Help! Program crashed when call the inline assembly function continuously
Thu Apr 1 08:40:00 GMT 2010
> Many thanks to you, the app works correctly according to your
> But I am confused with another situation as below (static int my_an = 0 ===>
> int my_an = 0)
> int main()
> int my_an = 0;
> printf("my_an is %d\n",my_an);
> it show me a wrong result => "my_an is 0". Is there any differences between
> the local variable and the static variable as the param? :confused:
If i write:
void pincrement(long* target)
__asm__ __volatile__ ("pushq %rax");
__asm__ __volatile__ ("lock ; incb (%%rax)" :"=m" (*target) :"a"(target), "m" (*target));
__asm__ __volatile__ ("popq %%rax":::"rax");
(64b, I'm on a 64b, adapt to your needs, it's more or less the same)
some code is produced.
But it is compiled to (just the beginning):
0x0000000000400540 <main+0>: sub $0x18,%rsp
0x0000000000400544 <main+4>: movq $0xa,0x8(%rsp)

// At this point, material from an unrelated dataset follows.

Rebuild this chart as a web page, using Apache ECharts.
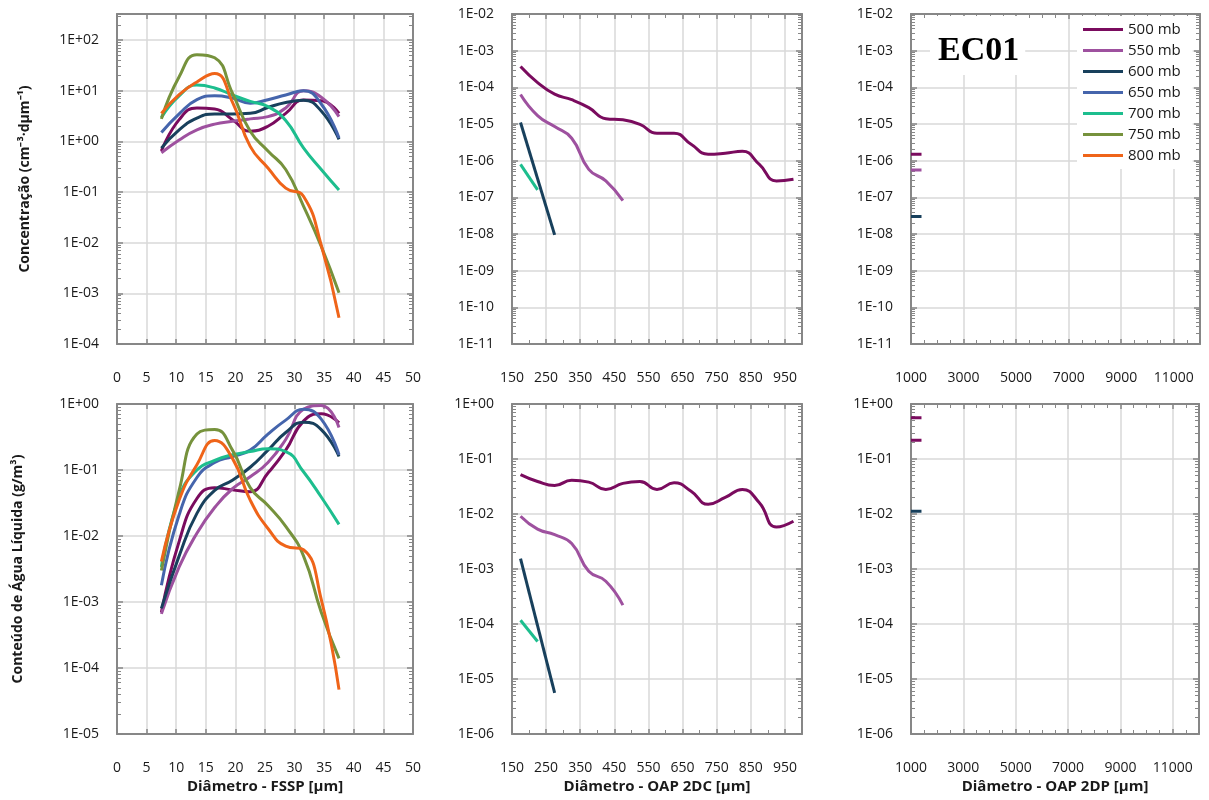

0x000000000040054d <main+13>: push %rax
0x000000000040054e <main+14>: lea 0x8(%rsp),%rdx
0x0000000000400553 <main+19>: mov %rdx,%rax
0x0000000000400556 <main+22>: lock incb (%rax)
0x0000000000400559 <main+25>: pop %rax
See what's wrong?
the first asm statement of pincrement modifies the stack pointer.
gcc doesn't know that. The second asm statement loads target by doing
"lea 0x8(%rsp), %rdx"
problem is: rsp has changed, so 0x8(%rsp) does not point anymore to target.
So one answer to your question is: add "=m" and "m" to your list of input/output
(I don't know which one is absolutely necessary, maybe both).
(And read the gcc documentation on "extended asm," it's all explained.)
Your code still won't work because of the first push which modifies the stack
pointer. gcc doesn't know and on the second asm statement uses the old value.
Depending on how gcc will behave, it will work or not (it may access target
through ebp instead of esp for example, which will work).
I don't know if there is an answer to your problem. Maybe there is something to
add in the clobber list to tell the stack pointer moved, and moved of xxx bytes
in this or that direction.
Anyway, why the push/pop? gcc will know eax is modified since it's used as input
parameter in the asm statement. It will adapt itself automatically.
Or do you plan to use pincrement in another context where you absolutely
need eax not to change inside of pincrement? (in which case, maybe it's
better to write it directly in assembly).